Agreed. We should be checking if the same process is the one holding the lock in
general. I'll address that in the next version.

[snip]

>> Many places lock a long list of pages in bulk - we could allow that with
>> nesting, but then you lose your ability to detect trivial deadlocks.
>
> I see. But we need something better then plain VM_BUG() to be able to
> analyze what happened.

I really want to use lockdep here, but I'm not really sure how to handle locks which live
for a rather long while instead of being locked and unlocked in the same function like
most of the rest of the kernel. (Cc Ingo, PeterZ).

Thanks,
Sasha


^ permalink raw reply	[flat|nested] 22+ messages in thread

* Re: [RFC 1/2] mm: additional page lock debugging
@ 2013-12-31  3:22         ` Sasha Levin
  0 siblings, 0 replies; 22+ messages in thread
From: Sasha Levin @ 2013-12-31  3:22 UTC (permalink / raw)
  To: Kirill A. Shutemov; +Cc: akpm, linux-mm, LKML, Ingo Molnar, Peter Zijlstra

On 12/30/2013 05:48 PM, Kirill A. Shutemov wrote:
> On Mon, Dec 30, 2013 at 11:33:47AM -0500, Sasha Levin wrote:
>> On 12/30/2013 06:43 AM, Kirill A. Shutemov wrote:
>>> On Sat, Dec 28, 2013 at 08:45:03PM -0500, Sasha Levin wrote:
>>>> We've recently stumbled on several issues with the page lock which
>>>> triggered BUG_ON()s.
>>>>
>>>> While working on them, it was clear that due to the complexity of
>>>> locking its pretty hard to figure out if something is supposed
>>>> to be locked or not, and if we encountered a race it was quite a
>>>> pain narrowing it down.
>>>>
>>>> This is an attempt at solving this situation.
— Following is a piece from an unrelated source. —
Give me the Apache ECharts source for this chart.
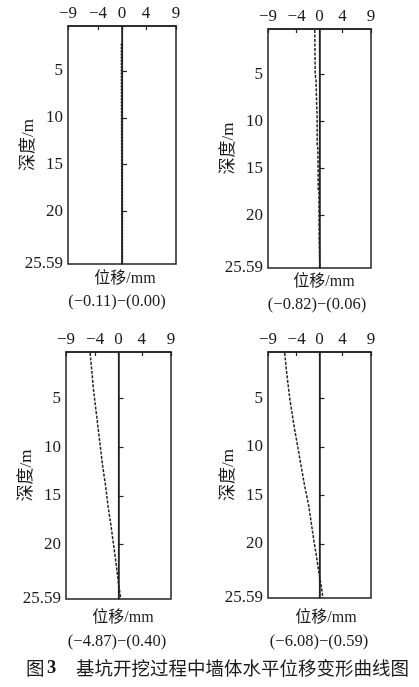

This patch adds simple
>>>> asserts to catch cases where someone is trying to lock the page lock
>>>> while it's already locked, and cases to catch someone unlocking the
>>>> lock without it being held.
>>>>
>>>> My initial patch attempted to use lockdep to get further coverege,
>>>> but that attempt uncovered the amount of issues triggered and made
>>>> it impossible to debug the lockdep integration without clearing out
>>>> a large portion of existing bugs.
>>>>
>>>> This patch adds a new option since it will horribly break any system
>>>> booting with it due to the amount of issues that it uncovers. This is
>>>> more of a "call for help" to other mm/ hackers to help clean it up.
>>>>
>>>> Signed-off-by: Sasha Levin <sasha.levin@oracle.com>
>>>> ---
>>>>   include/linux/pagemap.h | 11 +++++++++++
>>>>   lib/Kconfig.debug       |  9 +++++++++
>>>>   mm/filemap.c            |  4 +++-
>>>>   3 files changed, 23 insertions(+), 1 deletion(-)
>>>>
>>>> diff --git a/include/linux/pagemap.h b/include/linux/pagemap.h
>>>> index 1710d1b..da24939 100644
>>>> --- a/include/linux/pagemap.h
>>>> +++ b/include/linux/pagemap.h
>>>> @@ -321,6 +321,14 @@ static inline pgoff_t linear_page_index(struct vm_area_struct *vma,
>>>>   	return pgoff >> (PAGE_CACHE_SHIFT - PAGE_SHIFT);
>>>>   }
>>>>
>>>> +#ifdef CONFIG_DEBUG_VM_PAGE_LOCKS
>>>> +#define VM_ASSERT_LOCKED(page) VM_BUG_ON_PAGE(!PageLocked(page), (page))
>>>> +#define VM_ASSERT_UNLOCKED(page) VM_BUG_ON_PAGE(PageLocked(page), (page))
>>>> +#else
>>>> +#define VM_ASSERT_LOCKED(page) do { } while (0)
>>>> +#define VM_ASSERT_UNLOCKED(page) do { } while (0)
>>>> +#endif
>>>> +
>>>>   extern void __lock_page(struct page *page);
>>>>   extern int __lock_page_killable(struct page *page);
>>>>   extern int __lock_page_or_retry(struct page *page, struct mm_struct *mm,
>>>> @@ -329,16 +337,19 @@ extern void unlock_page(struct page *page);
>>>>
>>>>   static inline void __set_page_locked(struct page *page)
>>>>   {
>>>> +	VM_ASSERT_UNLOCKED(page);
>>>>   	__set_bit(PG_locked, &page->flags);
>>>>   }
>>>>
>>>>   static inline void __clear_page_locked(struct page *page)
>>>>   {
>>>> +	VM_ASSERT_LOCKED(page);
>>>>   	__clear_bit(PG_locked, &page->flags);
>>>>   }
>>>>
>>>>   static inline int trylock_page(struct page *page)
>>>>   {
>>>> +	VM_ASSERT_UNLOCKED(page);
>>>
>>> This is not correct. It's perfectly fine if the page is locked here: it's
>>> why trylock needed.
>>>
>>> IIUC, what we want to catch is the case when the page has already locked
>>> by the task.
>>
>> Frankly, we shouldn't have trylock_page() at all.
>
> It has valid use cases: if you don't want to sleep on lock, just give up
> right away. Like grab_cache_page_nowait().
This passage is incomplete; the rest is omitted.